Another blind alley in the form of an inefficient gas turbine car meant that by 1970 Lotus were still racing the same car that had won the 1968 championship and were struggling to catch up. The Lotus 72 of mid-1970 was a gem that held them high through to 1972, followed by a further series of blind alleys. It wasn’t until the Lotus 78, the ground-effect car, that they became competitive again. And though they didn’t win the championship that year, the following year’s car, the Lotus 79, dominated 1978.

After that, however, Lotus returned to blind alleys. When Gordon Murray of Brabham introduced pullrod suspension to replace the old rocker system, and John Barnard at McLaren replied with a pushrod set-up – both of which helped cars cope with the huge loads generated by downforce – the Lotus answer was to develop a chassis with a separate aerodynamic shell linked directly to the wheels, so it transmitted all its downforce straight to the wheels, not through the suspension. It didn’t really work and, to add insult to injury, it was banned.

Figure 4: The monocoque with its many components.

Personally, I would have been intrigued to meet Chapman. He was a fascinating character, a real innovator. It was he who espoused the idea that high power was less important than good handling. He had a talent for applying advances made in disciplines other than F1. So, for example, he’s often credited as being the first to introduce monocoque construction, where instead of constructing a chassis from steel tubes, you make it out of sheets of aluminium. It was a revolution in Formula One, but the Jaguar D-type of 1954 was the car that had really introduced this construction technique to motor racing. Same with bolting the engine straight to the chassis instead of to a sub-frame.

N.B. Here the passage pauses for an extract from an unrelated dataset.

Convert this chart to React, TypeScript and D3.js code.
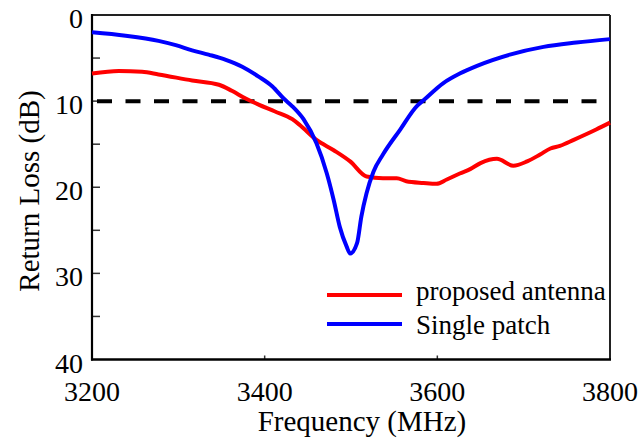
import React, { useEffect, useRef } from 'react';
import * as d3 from 'd3';

// Single patch (blue)
const patchFreq = [3200, 3239, 3277, 3297, 3316, 3335, 3355, 3374, 3393, 3409, 3422, 3432, 3445, 3460, 3472, 3480, 3487, 3495, 3499, 3507, 3512, 3518, 3526, 3537, 3557, 3576, 3584, 3607, 3626, 3646, 3684, 3723, 3761, 3800];
const patchLoss = [2.0, 2.4, 3.0, 3.5, 4.1, 4.6, 5.2, 6.0, 7.15, 8.3, 9.7, 10.6, 12.1, 14.9, 18.4, 21.5, 24.6, 26.9, 27.7, 26.5, 23.4, 20.7, 18.2, 16.2, 13.3, 10.6, 9.9, 7.9, 6.8, 5.9, 4.6, 3.7, 3.2, 2.8];

// proposed antenna (red)
const propFreq = [3200, 3231, 3258, 3277, 3316, 3347, 3362, 3378, 3393, 3412, 3432, 3441, 3460, 3480, 3499, 3518, 3537, 3553, 3564, 3584, 3599, 3611, 3626, 3638, 3650, 3669, 3688, 3704, 3719, 3731, 3742, 3758, 3784, 3800];
const propLoss = [6.8, 6.5, 6.6, 6.9, 7.6, 8.1, 8.8, 9.7, 10.4, 11.2, 12.1, 12.8, 14.5, 15.7, 17.0, 18.75, 18.95, 18.95, 19.3, 19.5, 19.6, 19.1, 18.4, 17.9, 17.2, 16.7, 17.5, 17.0, 16.2, 15.5, 15.2, 14.5, 13.3, 12.5];

const xTicks = [3200, 3400, 3600, 3800];
const yTicks = [0, 5, 10, 15, 20, 25, 30, 35, 40];
const threshold = 10;

const seriesNames = ['proposed antenna', 'Single patch'];
const seriesColors = ['#ff0000', '#0000ff'];

export default function App() {
    const svgRef = useRef<SVGSVGElement>(null);

    useEffect(() => {
        const svg = d3.select(svgRef.current);
        svg.selectAll('*').remove();

        const width = 642;
        const height = 441;
        const margin = { top: 15, right: 32, bottom: 81.5, left: 92 };
        const innerW = width - margin.left - margin.right;
        const innerH = height - margin.top - margin.bottom;
        const font = '"Liberation Serif", "DejaVu Serif", serif';

        const x = d3.scaleLinear().domain([3200, 3800]).range([margin.left, margin.left + innerW]);
        const y = d3.scaleLinear().domain([0, 40]).range([margin.top, margin.top + innerH]);

        // frame: top/right thin, left/bottom black
        svg.append('line')
            .attr('x1', x(3200)).attr('x2', x(3800))
            .attr('y1', y(0)).attr('y2', y(0))
            .attr('stroke', '#222').attr('stroke-width', 2);
        svg.append('line')
            .attr('x1', x(3800)).attr('x2', x(3800))
            .attr('y1', y(0)).attr('y2', y(40))
            .attr('stroke', '#222').attr('stroke-width', 2);

        // y ticks (inward)
        svg.append('g')
            .selectAll('line')
            .data(yTicks.filter((d) => d > 0 && d < 40))
            .join('line')
            .attr('x1', x(3200)).attr('x2', x(3200) + 8)
            .attr('y1', (d) => y(d)).attr('y2', (d) => y(d))
            .attr('stroke', '#333').attr('stroke-width', 1.5);

        // x ticks (inward)
        svg.append('g')
            .selectAll('line')
            .data(xTicks.filter((d) => d > 3200 && d < 3800))
            .join('line')
            .attr('x1', (d) => x(d)).attr('x2', (d) => x(d))
            .attr('y1', y(40)).attr('y2', y(40) - 4)
            .attr('stroke', '#333').attr('stroke-width', 1.5);

        svg.append('line')
            .attr('x1', x(3200)).attr('x2', x(3200))
            .attr('y1', y(0) - 1).attr('y2', y(40) + 1)
            .attr('stroke', '#000').attr('stroke-width', 2.2);
        svg.append('line')
            .attr('x1', x(3200) - 1).attr('x2', x(3800) + 1)
            .attr('y1', y(40)).attr('y2', y(40))
            .attr('stroke', '#000').attr('stroke-width', 2.4);

        // tick labels
        svg.append('g')
            .selectAll('text')
            .data(yTicks.filter((d) => d % 10 === 0))
            .join('text')
            .attr('x', 83)
            .attr('y', (d) => y(d) + 13)
            .attr('text-anchor', 'end')
            .style('font-family', font)
            .style('font-size', '28px')
            .text((d) => d);

        svg.append('g')
            .selectAll('text')
            .data(xTicks)
            .join('text')
            .attr('x', (d) => x(d))
            .attr('y', 401)
            .attr('text-anchor', 'middle')
            .style('font-family', font)
            .style('font-size', '28px')
            .text((d) => d);

        // -10 dB reference
        svg.append('line')
            .attr('x1', x(3200) + 5).attr('x2', x(3800) - 13)
            .attr('y1', y(threshold)).attr('y2', y(threshold))
            .attr('stroke', '#000').attr('stroke-width', 4)
            .attr('stroke-dasharray', '15 13.5');

        // curves
        const line = d3.line<[number, number]>()
            .x((d) => x(d[0]))
            .y((d) => y(d[1]))
            .curve(d3.curveMonotoneX);

        const series = [
            propFreq.map((f, i) => [f, propLoss[i]] as [number, number]),
            patchFreq.map((f, i) => [f, patchLoss[i]] as [number, number]),
        ];

        series.forEach((pts, i) => {
            svg.append('path')
                .attr('d', line(pts))
                .attr('fill', 'none')
                .attr('stroke', seriesColors[i])
                .attr('stroke-width', 4)
                .attr('stroke-linejoin', 'round');
        });

        // legend
        const legend = svg.append('g');
        const legendY = [295, 324];
        const textY = [300, 334];
        seriesNames.forEach((name, i) => {
            legend.append('line')
                .attr('x1', 327).attr('x2', 402)
                .attr('y1', legendY[i]).attr('y2', legendY[i])
                .attr('stroke', seriesColors[i]).attr('stroke-width', 4);
            legend.append('text')
                .attr('x', 416).attr('y', textY[i])
                .style('font-family', font)
                .style('font-size', '27px')
                .text(name);
        });

        // axis titles
        svg.append('text')
            .attr('x', 362)
            .attr('y', 431)
            .attr('text-anchor', 'middle')
            .style('font-family', font)
            .style('font-size', '29px')
            .text('Frequency (MHz)');

        svg.append('text')
            .attr('transform', 'translate(39,191) rotate(-90)')
            .attr('text-anchor', 'middle')
            .style('font-family', font)
            .style('font-size', '29px')
            .text('Return Loss (dB)');
    }, []);

    return (
        <svg
            ref={svgRef}
            width={642}
            height={441}
            style={{ position: 'absolute', left: 0, top: 0, background: '#fff' }}
        />
    );
}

Sadly, the ground-effect car was Chapman’s last hurrah. Not long afterwards, he teamed up with John DeLorean to design the DeLorean, the Back to the Future car, after which there were allegations of murky dealings, which were followed soon afterwards by an upcoming court case and an untimely fatal heart attack in 1982, when Chapman was aged just 54.

Mario Andretti, the driver of the ground-effect car during that championship-winning season, always maintained that Chapman had faked his own death and fled to Brazil in order to escape trial, a claim that would be absurd if it were anybody else but Chapman.

Meanwhile, back at Southampton University, I noticed that even though all the Formula One teams had cottoned on to the benefits of ground effect (marking the end of the era of crazy ideas in the shower and the beginning of a time when the design of cars began to converge into a generic shape), sports cars were lagging behind.